Unlike FCAS, GCAP has a legally binding governance structure, equal workshare among the founding partners, and a clear development trajectory: ‘Excalibur,’ a BAE Systems 757-based flight test aircraft, is expected to fly in 2026; the Tempest Combat Air Demonstrator is expected in 2027; and a production aircraft is targeted for service entry in 2035 — five years ahead of FCAS’s most optimistic recent schedule, and twenty years ahead of the 2055 IOC estimate that FCAS’s accumulated slippages had produced by the time of its cancellation.

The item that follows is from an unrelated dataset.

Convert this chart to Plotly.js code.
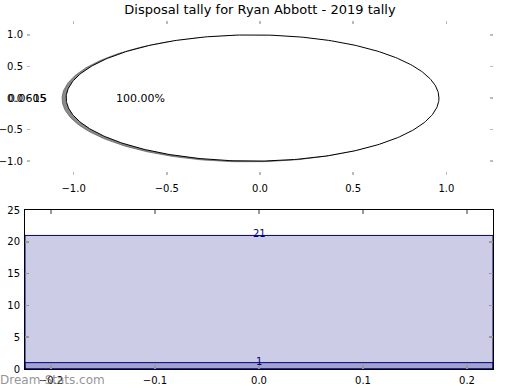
<!DOCTYPE html>
<html><head><meta charset="utf-8">
<script src="https://cdn.plot.ly/plotly-3.0.1.min.js"></script>
<style>html,body{margin:0;padding:0;background:#fff}#chart{width:520px;height:390px}</style>
</head><body><div id="chart"></div>
<script>
// ---- data ----
const chartTitle = "Disposal tally for Ryan Abbott - 2019 tally";
const pieValues = [1];
const piePercentLabels = ["100.00%"];
const pieOuterLabels = ["0.0605", "15"];
const pieCenterX = -0.04;
const barCategories = [0];
const barTotals = [21];
const barBase = [1];
const barTickVals = [-0.2, -0.1, 0.0, 0.1, 0.2];
const pieTickVals = [-1.0, -0.5, 0.0, 0.5, 1.0];
const watermark = "Dream-Stats.com";

// ---- build pie wedge geometry from values ----
const total = pieValues.reduce((a, b) => a + b, 0);
function wedge(frac, start, cx, cy) {
  const xs = [], ys = [];
  const n = Math.max(2, Math.round(360 * frac));
  const full = frac >= 0.9999;
  if (!full) { xs.push(cx); ys.push(cy); }
  for (let i = 0; i <= n; i++) {
    const a = (start + 2 * Math.PI * frac * i / n);
    xs.push(cx + Math.cos(a)); ys.push(cy + Math.sin(a));
  }
  if (!full) { xs.push(cx); ys.push(cy); }
  return {xs, ys};
}
const traces = [];
const annotations = [];
let ang = 0;
pieValues.forEach((v, i) => {
  const f = v / total;
  const sh = wedge(f, ang, pieCenterX - 0.022, -0.012);
  traces.push({type: 'scatter', x: sh.xs, y: sh.ys, mode: 'lines', fill: 'toself',
    fillcolor: 'rgba(90,90,90,0.7)', line: {color: 'rgba(90,90,90,0.7)', width: 1},
    xaxis: 'x', yaxis: 'y', hoverinfo: 'skip', showlegend: false});
  const w = wedge(f, ang, pieCenterX, 0);
  traces.push({type: 'scatter', x: w.xs, y: w.ys, mode: 'lines', fill: 'toself',
    fillcolor: '#ffffff', line: {color: '#000000', width: 1},
    xaxis: 'x', yaxis: 'y', hoverinfo: 'skip', showlegend: false});
  const mid = ang + Math.PI * f;
  annotations.push({x: pieCenterX + 0.6 * Math.cos(mid), y: 0.6 * Math.sin(mid),
    xref: 'x', yref: 'y', text: piePercentLabels[i], showarrow: false,
    font: {size: 11, color: '#000'}, xanchor: 'center', yanchor: 'middle'});
  pieOuterLabels.forEach((t) => {
    annotations.push({x: pieCenterX + 1.1 * Math.cos(mid), y: 1.1 * Math.sin(mid), xref: 'x', yref: 'y', text: t, showarrow: false,
      font: {size: 11, color: '#000'}, xanchor: 'right', yanchor: 'middle', borderpad: 0});
  });
  ang += 2 * Math.PI * f;
});

// bars
traces.push({type: 'bar', x: barCategories, y: barTotals, width: 0.45,
  marker: {color: 'rgba(0,0,128,0.2)', line: {color: '#000080', width: 1}},
  xaxis: 'x2', yaxis: 'y2', hoverinfo: 'skip', showlegend: false});
traces.push({type: 'bar', x: barCategories, y: barBase, width: 0.45,
  marker: {color: 'rgba(0,0,128,0.2)', line: {color: '#000080', width: 1}},
  xaxis: 'x2', yaxis: 'y2', hoverinfo: 'skip', showlegend: false});

barTotals.concat(barBase).forEach(v => {
  annotations.push({x: barCategories[0], y: v, xref: 'x2', yref: 'y2', text: String(v),
    showarrow: false, font: {size: 10, color: '#000080'}, xanchor: 'center', yanchor: 'bottom', yshift: -6});
});
annotations.push({x: 0, y: 0, xref: 'paper', yref: 'paper', xanchor: 'left', yanchor: 'bottom',
  text: watermark, showarrow: false, font: {size: 12, color: 'rgba(120,120,120,0.8)'}, yshift: 1, xshift: -2});

const tickFont = {family: 'DejaVu Sans', size: 10, color: '#000'};
const fmt = v => v.toFixed(1).replace('-', '\u2212');
const layout = {
  width: 520, height: 390,
  margin: {l: 0, r: 0, t: 0, b: 0},
  paper_bgcolor: '#fff', plot_bgcolor: 'rgba(0,0,0,0)',
  font: {family: 'DejaVu Sans'},
  title: {text: chartTitle, font: {family: 'DejaVu Sans', size: 13, color: '#000'}, x: 0.5, xanchor: 'center', y: 0.975, yanchor: 'middle'},
  barmode: 'overlay',
  xaxis: {domain: [27/520, 493/520], range: [-1.25, 1.25], tickvals: pieTickVals, ticktext: pieTickVals.map(fmt),
    showgrid: false, zeroline: false, showline: false, ticks: 'inside', ticklen: 3, tickcolor: '#bbb', tickwidth: 1.5, mirror: 'ticks',
    tickfont: tickFont, anchor: 'y', ticklabelstandoff: 6, fixedrange: true},
  yaxis: {domain: [1 - 175/390, 1 - 21/390], range: [-1.22, 1.22], tickvals: pieTickVals, ticktext: pieTickVals.map(fmt),
    showgrid: false, zeroline: false, showline: false, ticks: 'inside', ticklen: 3, tickcolor: '#bbb', tickwidth: 1.5, mirror: 'ticks',
    tickfont: tickFont, anchor: 'x', ticklabelstandoff: 3, fixedrange: true},
  xaxis2: {domain: [25/520, 493/520], range: [-0.225, 0.225], tickvals: barTickVals, ticktext: barTickVals.map(fmt),
    showgrid: false, zeroline: false, showline: true, linecolor: '#000', linewidth: 1, mirror: 'allticks', ticks: 'inside', ticklen: 4, tickcolor: '#999', tickwidth: 1.5,
    tickfont: tickFont, anchor: 'y2', ticklabelstandoff: 2, fixedrange: true},
  yaxis2: {domain: [1 - 369/390, 1 - 210/390], range: [0, 25], tickvals: [0, 5, 10, 15, 20, 25],
    showgrid: false, zeroline: false, showline: true, linecolor: '#000', linewidth: 1, mirror: 'allticks', ticks: 'inside', ticklen: 4, tickcolor: '#999', tickwidth: 1.5,
    tickfont: tickFont, anchor: 'x2', ticklabelstandoff: 2, fixedrange: true},
  annotations: annotations
};
Plotly.newPlot('chart', traces, layout, {staticPlot: true, displayModeBar: false});
</script></body></html>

On June 14, 2026, British Prime Minister Keir Starmer and Japanese Prime Minister Sanae Takaichi signed a joint declaration on economic security in London that specifically reaffirmed their commitment to GCAP as a central element of bilateral defense cooperation, according to Air Data News. The declaration was issued just six days after the FCAS collapse, a deliberate piece of diplomatic timing that underscored the contrast between GCAP’s momentum and FCAS’s implosion.
As previously seen on Simple Flying’s analysis of how the F-35 and Eurofighter compare in Europe’s current security environment, the FCAS collapse leaves Germany and Spain, both dependent on the Eurofighter for air superiority into the 2030s, in a fundamentally different position from the UK and Italy, which now have a credible sixth-generation program timeline. Germany’s window to influence GCAP’s design phase without disrupting its 2035 schedule is closing fast, and the German government has acknowledged it has no decision ready.

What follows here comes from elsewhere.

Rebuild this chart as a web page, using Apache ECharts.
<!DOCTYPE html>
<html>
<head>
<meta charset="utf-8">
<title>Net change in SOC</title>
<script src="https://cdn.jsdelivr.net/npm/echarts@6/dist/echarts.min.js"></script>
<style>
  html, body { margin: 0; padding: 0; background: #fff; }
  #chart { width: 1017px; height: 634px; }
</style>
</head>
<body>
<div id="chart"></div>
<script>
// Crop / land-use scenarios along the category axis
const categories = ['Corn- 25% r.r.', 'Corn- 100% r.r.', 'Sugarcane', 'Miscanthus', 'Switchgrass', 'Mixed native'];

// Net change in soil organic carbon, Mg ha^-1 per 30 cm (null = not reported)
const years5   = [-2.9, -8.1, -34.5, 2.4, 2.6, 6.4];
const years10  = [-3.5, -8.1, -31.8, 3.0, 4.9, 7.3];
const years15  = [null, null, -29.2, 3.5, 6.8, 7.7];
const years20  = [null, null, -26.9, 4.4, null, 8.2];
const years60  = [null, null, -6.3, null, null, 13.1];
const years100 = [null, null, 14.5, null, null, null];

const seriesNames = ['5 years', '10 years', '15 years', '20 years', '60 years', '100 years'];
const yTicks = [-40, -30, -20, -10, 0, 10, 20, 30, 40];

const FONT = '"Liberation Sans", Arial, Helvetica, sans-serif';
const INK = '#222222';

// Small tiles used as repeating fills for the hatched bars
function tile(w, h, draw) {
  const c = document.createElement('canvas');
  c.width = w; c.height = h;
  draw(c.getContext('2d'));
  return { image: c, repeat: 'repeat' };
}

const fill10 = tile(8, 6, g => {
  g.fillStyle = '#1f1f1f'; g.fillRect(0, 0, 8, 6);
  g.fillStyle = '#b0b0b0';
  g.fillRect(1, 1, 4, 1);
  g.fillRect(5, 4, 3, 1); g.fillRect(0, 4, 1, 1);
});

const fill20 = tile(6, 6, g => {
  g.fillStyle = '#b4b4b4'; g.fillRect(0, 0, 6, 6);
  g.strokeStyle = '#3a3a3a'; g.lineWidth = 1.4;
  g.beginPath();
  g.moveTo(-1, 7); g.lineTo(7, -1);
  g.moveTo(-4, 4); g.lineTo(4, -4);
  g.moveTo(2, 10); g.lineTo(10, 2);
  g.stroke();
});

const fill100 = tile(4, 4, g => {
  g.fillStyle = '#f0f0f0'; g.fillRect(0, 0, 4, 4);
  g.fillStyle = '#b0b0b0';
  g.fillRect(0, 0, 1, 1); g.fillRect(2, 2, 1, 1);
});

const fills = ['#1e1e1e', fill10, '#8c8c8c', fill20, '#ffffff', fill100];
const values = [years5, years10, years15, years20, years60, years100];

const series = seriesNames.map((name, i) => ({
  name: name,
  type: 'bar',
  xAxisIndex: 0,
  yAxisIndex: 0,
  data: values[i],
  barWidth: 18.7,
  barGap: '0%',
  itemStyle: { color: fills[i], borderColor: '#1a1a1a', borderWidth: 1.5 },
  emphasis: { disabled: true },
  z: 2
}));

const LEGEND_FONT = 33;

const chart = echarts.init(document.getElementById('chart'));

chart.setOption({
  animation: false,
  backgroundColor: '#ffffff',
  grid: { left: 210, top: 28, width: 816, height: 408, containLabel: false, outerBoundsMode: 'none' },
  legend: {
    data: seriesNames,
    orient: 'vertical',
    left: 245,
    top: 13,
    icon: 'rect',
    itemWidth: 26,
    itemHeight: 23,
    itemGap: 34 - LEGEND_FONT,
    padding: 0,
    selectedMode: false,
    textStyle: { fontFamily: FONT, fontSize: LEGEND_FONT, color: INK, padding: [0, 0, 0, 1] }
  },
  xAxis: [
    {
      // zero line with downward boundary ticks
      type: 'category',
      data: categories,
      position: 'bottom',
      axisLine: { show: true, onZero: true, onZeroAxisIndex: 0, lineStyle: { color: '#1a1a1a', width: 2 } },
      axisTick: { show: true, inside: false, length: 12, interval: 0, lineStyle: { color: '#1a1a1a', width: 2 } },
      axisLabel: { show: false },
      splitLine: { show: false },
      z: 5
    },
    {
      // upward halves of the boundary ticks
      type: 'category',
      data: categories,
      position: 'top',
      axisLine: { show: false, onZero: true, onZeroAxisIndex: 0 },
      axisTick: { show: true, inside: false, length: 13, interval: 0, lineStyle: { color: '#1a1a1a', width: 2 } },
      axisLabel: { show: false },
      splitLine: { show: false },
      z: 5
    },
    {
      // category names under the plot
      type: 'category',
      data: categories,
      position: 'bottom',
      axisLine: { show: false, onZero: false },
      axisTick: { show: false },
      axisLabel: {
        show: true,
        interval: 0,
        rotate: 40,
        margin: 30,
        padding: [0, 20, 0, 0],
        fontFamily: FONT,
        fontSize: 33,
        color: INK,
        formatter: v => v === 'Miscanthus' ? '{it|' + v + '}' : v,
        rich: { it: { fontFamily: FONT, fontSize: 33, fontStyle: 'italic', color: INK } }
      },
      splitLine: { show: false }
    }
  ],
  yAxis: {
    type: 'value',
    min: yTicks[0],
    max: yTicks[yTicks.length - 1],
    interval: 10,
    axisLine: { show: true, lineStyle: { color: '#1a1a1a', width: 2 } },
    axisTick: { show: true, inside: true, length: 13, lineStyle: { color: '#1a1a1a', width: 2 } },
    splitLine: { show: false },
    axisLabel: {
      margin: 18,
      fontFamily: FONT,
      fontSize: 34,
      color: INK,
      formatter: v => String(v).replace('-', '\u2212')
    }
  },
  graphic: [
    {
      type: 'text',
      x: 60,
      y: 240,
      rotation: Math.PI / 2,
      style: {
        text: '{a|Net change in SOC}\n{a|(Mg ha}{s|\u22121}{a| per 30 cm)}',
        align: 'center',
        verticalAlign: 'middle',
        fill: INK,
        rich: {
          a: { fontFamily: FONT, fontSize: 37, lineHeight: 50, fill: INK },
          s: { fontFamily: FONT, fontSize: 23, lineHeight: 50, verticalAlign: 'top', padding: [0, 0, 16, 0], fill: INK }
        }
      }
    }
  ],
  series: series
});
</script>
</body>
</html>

The Wider Strategic Consequence: FCAS’s Failure In A World Moving Fast
The collapse of FCAS comes at a particularly difficult moment for Europe. While the United States is advancing the Boeing F-47 and China is reportedly testing multiple sixth-generation aircraft concepts, Europe has spent nine years on a flagship combat aviation program without producing a prototype. What was intended to showcase European strategic autonomy instead exposed the limits of multinational defense cooperation when industrial and national interests diverge.
The immediate beneficiary is GCAP. With a formal governance structure, active development work, and a 2035 service-entry target, the British-Italian-Japanese program is now the only credible sixth-generation fighter effort in Europe. For Germany and Spain, whose future combat aviation plans were closely tied to FCAS, the pressure to identify a replacement path is growing rapidly.
German Air Force Chief Lt. Gen. Holger Neumann summarized the challenge when he stated that Germany needs a next-generation capability beyond 2035. That requirement remains unchanged, but the program intended to deliver it no longer exists. FCAS spent nine years trying to answer Europe’s future fighter question. Germany and its partners must now find a new answer before the timeline runs out.